In defense of art historians

I was glad to see Greg McElhatton’s critique of Marc-Antoine Mathieu’s The Museum Vaults: Excerpts from the Journal of an Expert (NBM), the second in a series of graphic novels inspired and sponsored by the Louvre. It’s a fascinating project, and I’m glad that NBM is offering the books in English. Unfortunately, I can’t share Greg’s enthusiasm for this installment.

It’s obviously a matter of taste, but I think the most effective satire comes at least partly from a place of affection. It’s a quality I find singularly lacking in Mathieu’s descent into the bowels of the museum and the psyches of its caretakers. While Mathieu cleverly (perhaps too cleverly) examines the contradictions and quirks of curatorial scholarship, there’s no flip side in evidence… no acknowledgement that these cultural repositories provide a vital resource and that the people who toil in them might do so out of a love for that culture.

It’s as though Mathieu’s critical lens is as myopic as the one he ascribes to the Kafkaesque bean-counters who absurdly and ineffectively tend and catalog the museum’s holdings. They’re just counting the dots in a Seurat painting instead of standing back and absorbing the cumulative effect, plodding down an obsessive-compulsive path that’s both endless and futile. It’s a bleak assessment and ultimately, I think, a false one.

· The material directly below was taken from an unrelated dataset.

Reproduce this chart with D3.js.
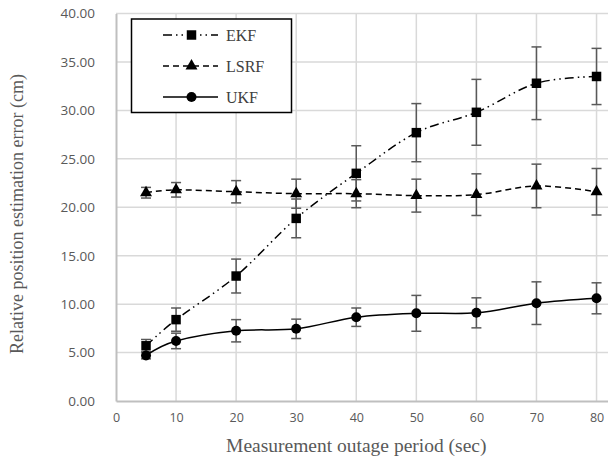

Of course, art is subjective, and it’s entirely possible that I’m misinterpreting Mathieu’s intent, or that I’m responding too severely to a level of satirical rigor that’s just not to my taste. I certainly share Greg’s appreciation of Mathieu’s skill as an illustrator and of the Louvre’s evident commitment to freedom of artistic expression. It’s just that Mathieu’s argument as I see it is shallow and too easily contradicted. The mere fact that the Louvre conceived of this graphic novel project, a synthesis of the contemporary and the classic, is telling enough, isn’t it?